Krasimir Kochev

Personal information
- Full name: Krasimir Simeonov Kochev
- Nationality: Bulgaria
- Born: 4 May 1974 Petrich, Bulgaria
- Died: 23 January 2025 (aged 50)
- Height: 1.86 m (6 ft 1 in)
- Weight: 97 kg (214 lb)

Sport
- Style: Freestyle
- Club: Slavia Sofia Children: Simon Kochev, Ivana Kocheva
- Coach: Simeon Shcherev

Medal record
Men's freestyle wrestling
Representing Bulgaria
World Championships
| Silver medal – second place | 2001 Sofia | 97 kg |
| Bronze medal – third place | 2003 New York | 96 kg |
European Championships
| Bronze medal – third place | 2005 Varna | 96 kg |

= Krasimir Kochev =

Bulgarian freestyle wrestler (1974–2025)

Krasimir Simeonov Kochev (Красимир Симеонов Кочев; 4 May 1974 – 23 January 2025) was a Bulgarian amateur freestyle wrestler, who competed in the men's heavyweight category. Considered one of Bulgaria's top freestyle wrestlers in his decade, Kochev has claimed two career medals (one silver and one bronze) at the World Championships (2001 and 2003), picked up a bronze at the 2005 European Championships in Varna, and achieved top seventeen finishes in two editions of the Olympic Games (2000 and 2004). Throughout his sporting career, Kochev trained as a member of the freestyle wrestling team for Slavia Sport Club in Sofia, under his head coach Simeon Shcherev.
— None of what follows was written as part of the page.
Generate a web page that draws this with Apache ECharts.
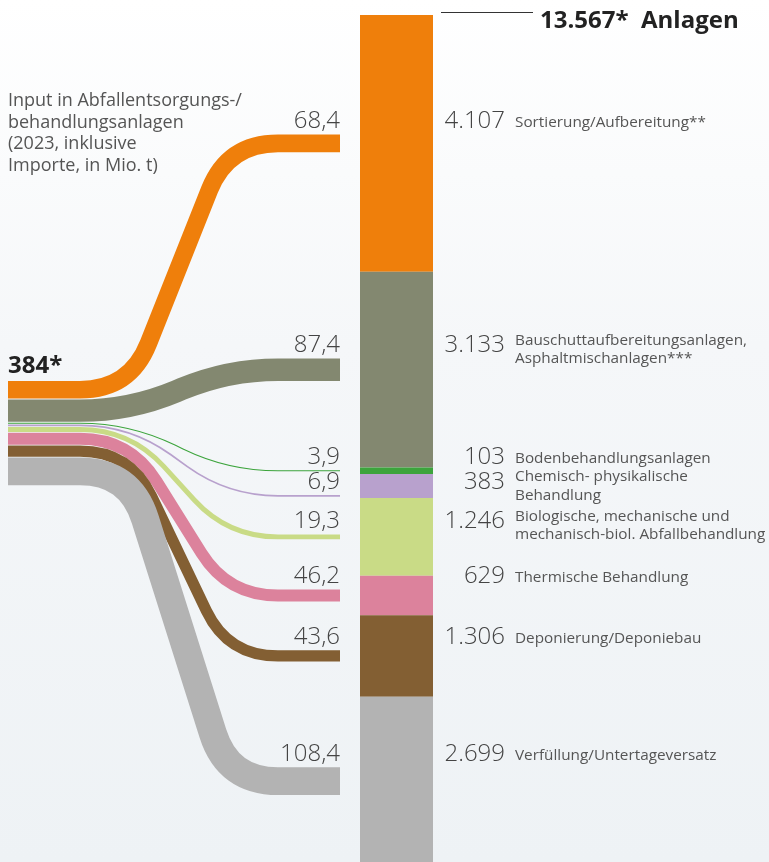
<!DOCTYPE html>
<html>
<head>
<meta charset="utf-8">
<script src="https://cdn.jsdelivr.net/npm/echarts@6/dist/echarts.min.js"></script>
<style>
  html, body { margin: 0; padding: 0; }
  #chart { width: 769px; height: 862px; }
</style>
</head>
<body>
<div id="chart"></div>
<script>
// data
const categories = [
  'Sortierung/Aufbereitung**',
  'Bauschuttaufbereitungsanlagen,\nAsphaltmischanlagen***',
  'Bodenbehandlungsanlagen',
  'Chemisch- physikalische\nBehandlung',
  'Biologische, mechanische und\nmechanisch-biol. Abfallbehandlung',
  'Thermische Behandlung',
  'Deponierung/Deponiebau',
  'Verfüllung/Untertageversatz'
];
const inputMt = [68.4, 87.4, 3.9, 6.9, 19.3, 46.2, 43.6, 108.4]; // Mio. t
const plants = [4107, 3133, 103, 383, 1246, 629, 1306, 2699];   // Anlagen
const totalInput = '384*';
const totalPlants = '13.567*';
const inputTitle = 'Input in Abfallentsorgungs-/\nbehandlungsanlagen\n(2023, inklusive\nImporte, in Mio. t)';

const colors = ['#ef7f0b', '#838870', '#3ca43c', '#b8a1cd', '#c9db86', '#dc829c', '#835f33', '#b3b3b3'];

// layout
const plantMax = 13550;
const pxPerMt = 0.257;
const srcX = 8, srcTop = 381, srcGap = 0.8;
const endX = 340;
const cornerA = 130, cornerB = 228, cornerR = 50; // virtual corners of the flow polyline
const font = '"Open Sans", "Noto Sans", sans-serif';

function fmtInt(v) { return String(v).replace(/\B(?=(\d{3})+(?!\d))/g, '.'); }
function fmtDec(v) { return v.toFixed(1).replace('.', ','); }

// middle of each bar segment, in Anlagen
const plantMid = [];
let acc = 0;
plants.forEach(v => { plantMid.push(acc + v / 2); acc += v; });

// where each flow leaves the 384 stack (px)
const srcMid = [];
let sy = srcTop;
inputMt.forEach(v => { const w = v * pxPerMt; srcMid.push(sy + w / 2); sy += w + srcGap; });

// flow ends follow the segment middles, pushed apart so labels don't collide
function endYs(api) {
  const ys = [];
  let prev = -Infinity;
  for (let i = 0; i < plantMid.length; i++) {
    let y = api.coord([0, plantMid[i]])[1];
    y = Math.max(y, prev + 25);
    ys.push(y);
    prev = y;
  }
  return ys;
}

// horizontal - diagonal - horizontal, with rounded corners
function flowPath(x0, y0, xa, xb, y1, x1) {
  const dx = xb - xa, dy = y1 - y0;
  const len = Math.sqrt(dx * dx + dy * dy);
  const ux = dx / len, uy = dy / len;
  const r = Math.min(cornerR, len / 2);
  return 'M' + x0 + ',' + y0 +
    ' L' + (xa - r) + ',' + y0 +
    ' Q' + xa + ',' + y0 + ' ' + (xa + ux * r) + ',' + (y0 + uy * r) +
    ' L' + (xb - ux * r) + ',' + (y1 - uy * r) +
    ' Q' + xb + ',' + y1 + ' ' + (xb + r) + ',' + y1 +
    ' L' + x1 + ',' + y1;
}

function renderFlow(params, api) {
  const i = params.dataIndex;
  const w = api.value(0) * pxPerMt;
  const y0 = srcMid[i];
  const y1 = endYs(api)[i];
  const x0 = api.coord([srcX, 0])[0];
  const xa = api.coord([cornerA, 0])[0];
  const xb = api.coord([cornerB, 0])[0];
  const x1 = api.coord([endX, 0])[0];
  const labelY = y1 - w / 2 - 13;
  const twoLines = categories[i].indexOf('\n') >= 0;
  return {
    type: 'group',
    children: [
      {
        type: 'path',
        shape: { pathData: flowPath(x0, y0, xa, xb, y1, x1) },
        style: { fill: null, stroke: colors[i], lineWidth: w, lineCap: 'butt', lineJoin: 'round' }
      },
      {
        type: 'text',
        style: {
          text: fmtDec(inputMt[i]), x: x1, y: labelY,
          align: 'right', verticalAlign: 'middle',
          fontSize: 24, fontWeight: 300, fontFamily: font, fill: '#444'
        }
      },
      {
        type: 'text',
        style: {
          text: fmtInt(plants[i]), x: 505, y: labelY,
          align: 'right', verticalAlign: 'middle',
          fontSize: 24, fontWeight: 300, fontFamily: font, fill: '#444'
        }
      },
      {
        type: 'text',
        style: {
          text: categories[i], x: 515, y: labelY + (twoLines ? 4 : 1),
          align: 'left', verticalAlign: 'middle', lineHeight: 18.5,
          fontSize: 15.3, fontFamily: font, fill: '#555'
        }
      }
    ]
  };
}

const chart = echarts.init(document.getElementById('chart'));

const barSeries = categories.map((name, i) => ({
  type: 'bar',
  name: name,
  xAxisIndex: 0,
  yAxisIndex: 0,
  stack: 'anlagen',
  barWidth: '100%',
  data: [plants[i]],
  itemStyle: { color: colors[i] },
  silent: true
}));

const option = {
  animation: false,
  backgroundColor: {
    type: 'linear', x: 0, y: 0, x2: 0, y2: 1,
    colorStops: [
      { offset: 0, color: '#ffffff' },
      { offset: 0.4, color: '#f5f7f9' },
      { offset: 1, color: '#eef2f5' }
    ]
  },
  grid: [
    { left: 360, width: 73, top: 15, bottom: 0 },
    { left: 0, right: 0, top: 15, bottom: 0 }
  ],
  xAxis: [
    { type: 'category', gridIndex: 0, data: ['Anlagen'], show: false },
    { type: 'value', gridIndex: 1, min: 0, max: 769, show: false }
  ],
  yAxis: [
    { type: 'value', gridIndex: 0, inverse: true, min: 0, max: plantMax, show: false },
    { type: 'value', gridIndex: 1, inverse: true, min: 0, max: plantMax, show: false }
  ],
  graphic: [
    { type: 'line', shape: { x1: 441, y1: 12.5, x2: 533, y2: 12.5 }, style: { stroke: '#333', lineWidth: 1 } },
    {
      type: 'text', x: 540, y: 21,
      style: { text: totalPlants + '  Anlagen', fontSize: 24, fontWeight: 'bold', fontFamily: font, fill: '#222', verticalAlign: 'middle' }
    },
    {
      type: 'text', x: 8, y: 366,
      style: { text: totalInput, fontSize: 24, fontWeight: 'bold', fontFamily: font, fill: '#222', verticalAlign: 'middle' }
    },
    {
      type: 'text', x: 8, y: 90,
      style: { text: inputTitle, fontSize: 18, lineHeight: 21.6, fontFamily: font, fill: '#555', verticalAlign: 'top' }
    }
  ],
  series: barSeries.concat([{
    type: 'custom',
    xAxisIndex: 1,
    yAxisIndex: 1,
    silent: true,
    renderItem: renderFlow,
    data: inputMt.map((v, i) => [v, plantMid[i]])
  }])
};

chart.setOption(option);
</script>
</body>
</html>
Kochev made his official debut at the 2000 Summer Olympics in Sydney, where he competed in the men's super heavyweight division (130 kg). He lost his opening match to Cuba's Alexis Rodríguez without receiving a single point on the morning session, but pulled off a 1–1 draw to tame Mongolia's Dolgorsürengiin Sumyaabazar at the end of the round-robin. Finishing second in the prelim pool and twelfth overall, Kochev's performance fell short to put him further into the quarterfinals.

When his nation Bulgaria hosted the 2001 World Wrestling Championships in Sofia, Kochev lowered his weight to less than a hundred kilograms to compete in the 97-kg division. Despite being brought by the massive roar of the home crowd, Kochev was defeated by Russia's Giorgi Gogshelidze (who later represented Georgia in two Olympic Games) in the final match 0–3, and won a silver medal for the host nation. Two years later, at the 2003 World Wrestling Championships in New York City, New York, United States, Kochev came strong with a bronze medal effort in the 96-kg division, which effectively earned him a ticket to his second Olympics.
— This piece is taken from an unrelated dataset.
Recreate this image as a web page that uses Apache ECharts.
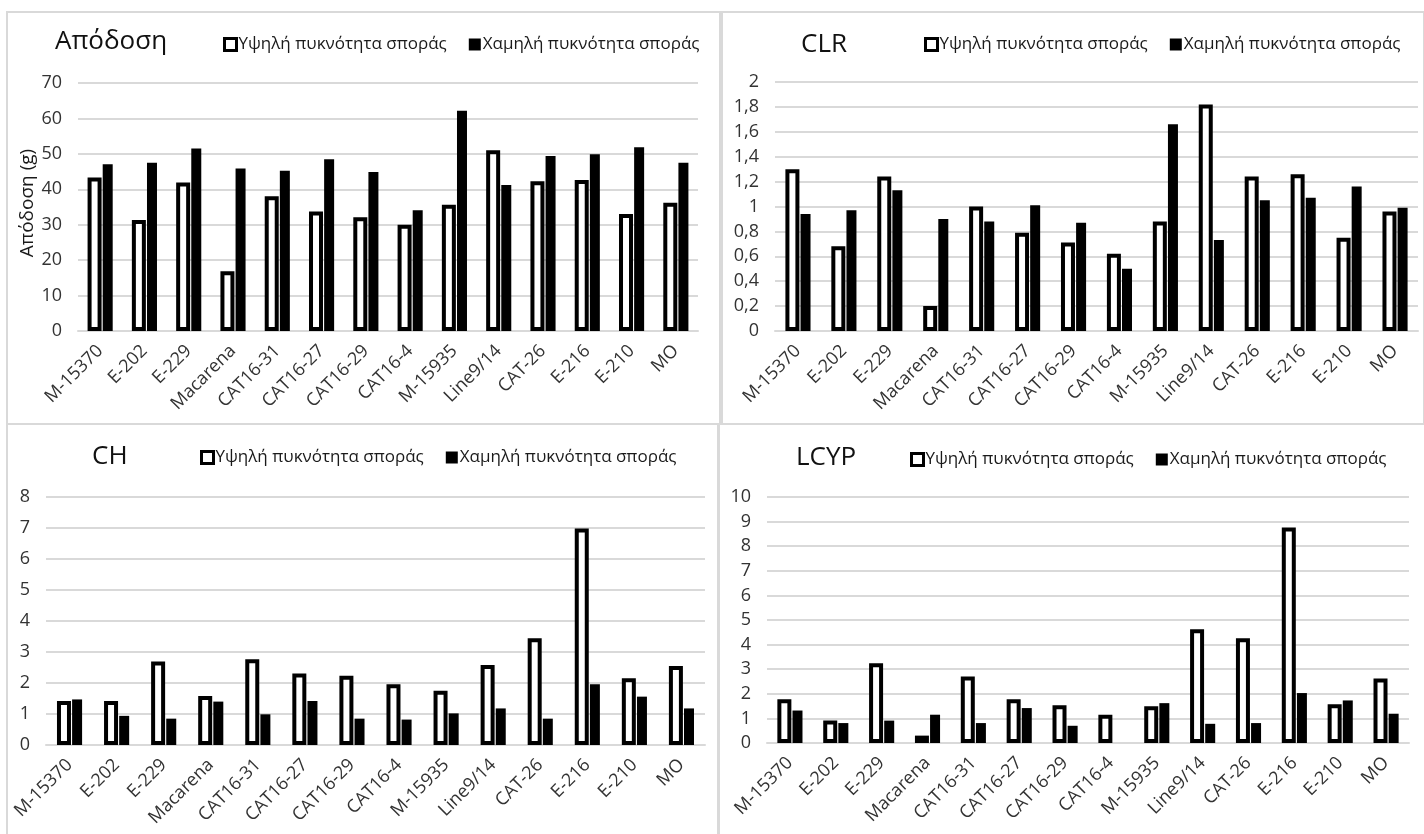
<!DOCTYPE html>
<html>
<head>
<meta charset="utf-8">
<script src="https://cdn.jsdelivr.net/npm/echarts@6/dist/echarts.min.js"></script>
<style>
html,body{margin:0;padding:0;background:#fff;}
#chart{width:1424px;height:834px;}
</style>
</head>
<body>
<div id="chart"></div>
<script>
const categories = ['M-15370','E-202','E-229','Macarena','CAT16-31','CAT16-27','CAT16-29','CAT16-4','M-15935','Line9/14','CAT-26','E-216','E-210','MO'];
const seriesNames = ['Υψηλή πυκνότητα σποράς','Χαμηλή πυκνότητα σποράς'];

const yieldHigh = [43.3,31.3,41.9,16.9,38.0,33.7,32.1,30.0,35.6,51.0,42.3,42.6,33.0,36.2];
const yieldLow  = [47.1,47.5,51.5,45.9,45.2,48.5,44.9,34.1,62.2,41.2,49.4,49.9,51.9,47.5];
const clrHigh   = [1.30,0.68,1.24,0.20,1.00,0.79,0.71,0.62,0.88,1.82,1.24,1.26,0.75,0.96];
const clrLow    = [0.94,0.97,1.13,0.90,0.88,1.01,0.87,0.50,1.66,0.73,1.05,1.07,1.16,0.99];
const chHigh    = [1.42,1.42,2.69,1.58,2.77,2.31,2.23,1.96,1.75,2.58,3.44,6.98,2.15,2.55];
const chLow     = [1.47,0.94,0.85,1.40,0.99,1.42,0.85,0.82,1.02,1.18,0.85,1.96,1.56,1.18];
const lcypHigh  = [1.78,0.91,3.24,0.30,2.70,1.78,1.53,1.15,1.49,4.62,4.26,8.76,1.58,2.62];
const lcypLow   = [1.32,0.81,0.91,1.15,0.81,1.42,0.70,null,1.62,0.78,0.81,2.03,1.73,1.19];

const titles = ['Απόδοση','CLR','CH','LCYP'];
const yAxisName = 'Απόδοση (g)';
const yRanges = [[0,70,10],[0,2,0.2],[0,8,1],[0,10,1]];

const FONT = '"Open Sans", "Noto Sans", sans-serif';

const panels = [
  {high: yieldHigh, low: yieldLow, grid:{left:78, top:83, width:620, height:248}, title:{left:55, top:29}, legend:{left:223, top:36}, frame:[7,12,713,412], yname:true},
  {high: clrHigh, low: clrLow, grid:{left:775, top:82, width:643, height:249}, title:{left:801, top:32}, legend:{left:924, top:36}, frame:[722,12,702,412], yname:false},
  {high: chHigh, low: chLow, grid:{left:46, top:497, width:659, height:248}, title:{left:92, top:444}, legend:{left:200, top:449}, frame:[7,424,711,420], yname:false},
  {high: lcypHigh, low: lcypLow, grid:{left:767, top:497, width:642, height:246}, title:{left:796, top:445}, legend:{left:910, top:451}, frame:[719,424,710,420], yname:false}
];

function fmt(v){
  const s = String(+v.toFixed(2));
  return s.replace('.', ',');
}

const option = {
  backgroundColor:'#fff',
  animation:false,
  title:[], legend:[], grid:[], xAxis:[], yAxis:[], series:[],
  graphic:[]
};

panels.forEach((p,i)=>{
  option.graphic.push({type:'rect', shape:{x:p.frame[0], y:p.frame[1], width:p.frame[2], height:p.frame[3]},
    style:{fill:'none', stroke:'#d9d9d9', lineWidth:2}, z:-1, silent:true});
  if(p.yname){
    option.graphic.push({type:'text', x:p.grid.left - 50, y:p.grid.top + p.grid.height/2 - 4, rotation:Math.PI/2,
      style:{text:yAxisName, fontFamily:FONT, fontSize:19, fill:'#1a1a1a', align:'center', verticalAlign:'middle'}, silent:true});
  }
  option.title.push({text:titles[i], left:p.title.left, top:p.title.top, padding:0,
    textStyle:{fontFamily:FONT, fontSize:26, fontWeight:'normal', color:'#111'}});
  option.legend.push({
    left:p.legend.left, top:p.legend.top, padding:0, itemGap:22, itemWidth:12, itemHeight:12,
    icon:'rect',
    data:[
      {name:seriesNames[0], itemStyle:{color:'#fff', borderColor:'#000', borderWidth:3}},
      {name:seriesNames[1], itemStyle:{color:'#000', borderWidth:0}}
    ],
    textStyle:{fontFamily:FONT, fontSize:17, color:'#1a1a1a', padding:[0,0,0,-3]},
    selectedMode:false
  });
  option.grid.push(Object.assign({outerBoundsMode:'none', containLabel:false}, p.grid));
  option.xAxis.push({
    type:'category', gridIndex:i, data:categories,
    axisTick:{show:false},
    axisLine:{lineStyle:{color:'#d9d9d9', width:2}},
    axisLabel:{interval:0, rotate:45, margin:17, fontFamily:FONT, fontSize:18, color:'#333'}
  });
  const r = yRanges[i];
  option.yAxis.push({
    type:'value', gridIndex:i, min:r[0], max:r[1], interval:r[2],
    axisLine:{show:false}, axisTick:{show:false},
    splitLine:{lineStyle:{color:'#d9d9d9', width:2}},
    axisLabel:{margin:16, fontFamily:FONT, fontSize:18, color:'#333', formatter:fmt}
  });
  option.series.push({
    type:'bar', name:seriesNames[0], xAxisIndex:i, yAxisIndex:i, data:p.high,
    barWidth:14, barGap:'8%',
    itemStyle:{color:'#fff', borderColor:'#000', borderWidth:4}
  });
  option.series.push({
    type:'bar', name:seriesNames[1], xAxisIndex:i, yAxisIndex:i, data:p.low,
    barWidth:10, barGap:'8%',
    itemStyle:{color:'#000'}
  });
});

const chart = echarts.init(document.getElementById('chart'), null, {renderer:'canvas'});
chart.setOption(option);
</script>
</body>
</html>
At the 2004 Summer Olympics in Athens, Kochev qualified for his second Bulgarian squad, as a 30-year-old, in the men's heavyweight class (96 kg) by placing third and receiving a berth from the World Championships. Unlike his previous Olympics, Kochev made an embarrassing exit with two straight defeats from Kyrgyzstan's Aleksey Krupnyakov (2–3) and Uzbekistan's Magomed Ibragimov (0–3), leaving him on the bottom of the pool and finishing seventeenth overall in the final standings.

Kochev died after a long illness on 23 January 2025, at the age of 50.